Fed Chairman Bernanke recently told Congress that he foresees a 'muddle along' economic scenario that would inhibit the Federal Reserve from raising interest rates in the near future for fear of choking off what growth there is in the economy. Although we have believed the sentiment for the economy has been too strong until recently, investors have been overly negative on the stock market in general, and have reacted by holding extremely high levels of cash and low yielding bonds. That has led to high quality equities being very oversold in our opinion, especially given the low level of interest rates, and the relatively modest return on almost all other competing asset classes. The pieces seem to be in place for strong upside in the stocks of companies with special franchises and sustainable growth. Historically, widespread pessimism has led to interesting opportunities for disciplined investors.
As the economy has rebounded the surge in earnings for cyclical companies has mostly run its course. In the second half of this year their comparisons with the same period in 2009 will get much more difficult even with continued strong growth; the weaker recovery we foresee indicates that expectations for cyclical businesses got ahead of themselves. This optimistic pricing of cyclical companies has a mirror image in the extremely cheap valuation being given to growth stocks, particularly large cap growth. Quality large cap growth stocks are at the lowest relative valuation we have seen in a long time. The S&P 500 growth index has a forward P/E of 12.5 times and the Russell 1000 growth index has a forward P/E of 12.8 times. Consistent growth will become more in demand as the sluggishness of the recovery becomes evident.
Consistent growth is the focus of our portfolio. We have minimized the exposure to consumer spending growth in the portfolio and focused on companies with high rates of recurring revenue producing consistent earnings streams. That focus is on business services and health care as well as technology and energy, where we see long periods of underinvestment leading to increased spending over the next three to five years.
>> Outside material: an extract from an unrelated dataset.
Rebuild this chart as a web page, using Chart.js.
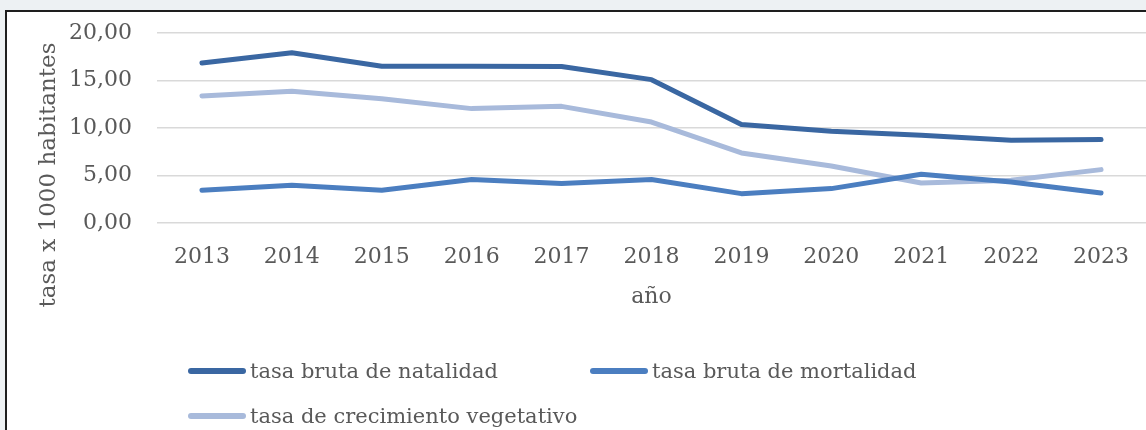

In the quarter we sold two stocks:
Monsanto, which faces turbulence from continued declines in RoundUp pricing and farmer resistance to high prices for its latest generation of seeds, was sold at the beginning of the second quarter.
State Street Corporation, which we decided was too dependent on rising interest rates over the next six months to restart earnings growth (bond rates have fallen since our sale).
We purchased two stocks to replace those sold:
Expeditors International is a leading logistics provider, essentially a travel agent for freight. While they do not own the planes, ships or trucks that the cargo travels upon, they do have long-standing relationships with those that do. They also cultivate deep partnerships with customers that need to move their goods around the world. Expeditors becomes critical to both parties because they are an important source of volume for the carriers and they can use their buying power to negotiate better terms for clients that are using the shipping services. The investment thesis is predicated upon growing international trade with an emphasis on the China-US trade lane both by air and sea. We believe they can grow their earnings per share at 16% annually for the next five years.
American Express has substantially reduced its credit risk by closing or shrinking the credit lines of customers taken on during the credit boom. We wanted to increase the porfolio’s financial services exposure without buying a large bank and American Express’s international customer base could provide an additional boost to growth even if the U.S. consumer remains timid.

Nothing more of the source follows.